Questa lettura mi porta un po’ indietro negli anni, quando a partire da una certa “crisi di fede” adolescenziale ho iniziato a pormi domande cercando risposte un po’ in giro. Chiedendo a preti, conoscenti, parenti… E scovandone talvolta altrove, ma faticavo a trovare soddisfazione. Pian piano ho lentamente iniziato, un po’ per caso, a prestare attenzione invece a me. A valutare dapprima quali preghiere, tra quelle classiche imparate, preferivo e poi anche a quali contesti, quali situazioni, mi spingevano più spontaneamente a pregare con piacere. E mi sorpresi a scovare, nel corso degli anni e delle esperienze, che più che nei momenti di prova, le preghiere più sentite mi scaturivano dai momenti di gioia o dalla contemplazione di bellezze naturali o comunque spontanee ed inaspettate. Più dialoghi che preghiere, più ringraziamenti che richieste, ma che mi ponevao nella condizione rara di sentirmi in comunione con Dio molto più che nelle consuete situazioni dottrinali.
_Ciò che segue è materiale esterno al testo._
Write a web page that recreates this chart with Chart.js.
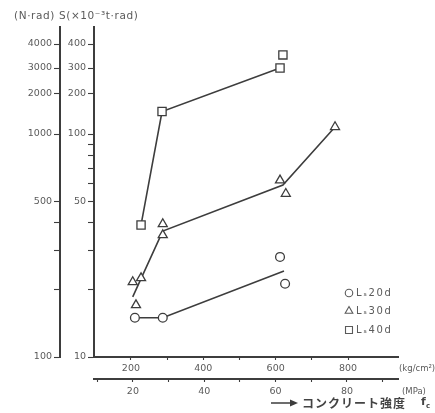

Quando poi nella vita ho dovuto affrontare momenti di prova, più o meno duri, ecco che il riemergere dei ricordi positivi di preghiera mi ha saputa accompagnare a cercare “qualcosa di bello” anche in quell’apparente buio, ed ecco che -sorpresa!- un lumino di speranza si riaccendeva e, con un po’ attenzione, si allargava persino! Ecco, questo davvero mi ha insegnato molto, ed è ora un esercizio che, appena posso, mi sforzo sempre di fare: cercare in ogni giornata una pur minima scheggia di bellezza, di sopresa. Perché non è mai tutto troppo buio.

16 Ottobre 2022
Maria Rosa

Signore, è proprio così: tante volte ci stanchiamo di pregare perché pare che Tu non ci ascolti ma donaci di perseverare perché certamente Tu ci doni il tuo Spirito e la comunione con Te e forse allora comprenderemo che è il dono più grande.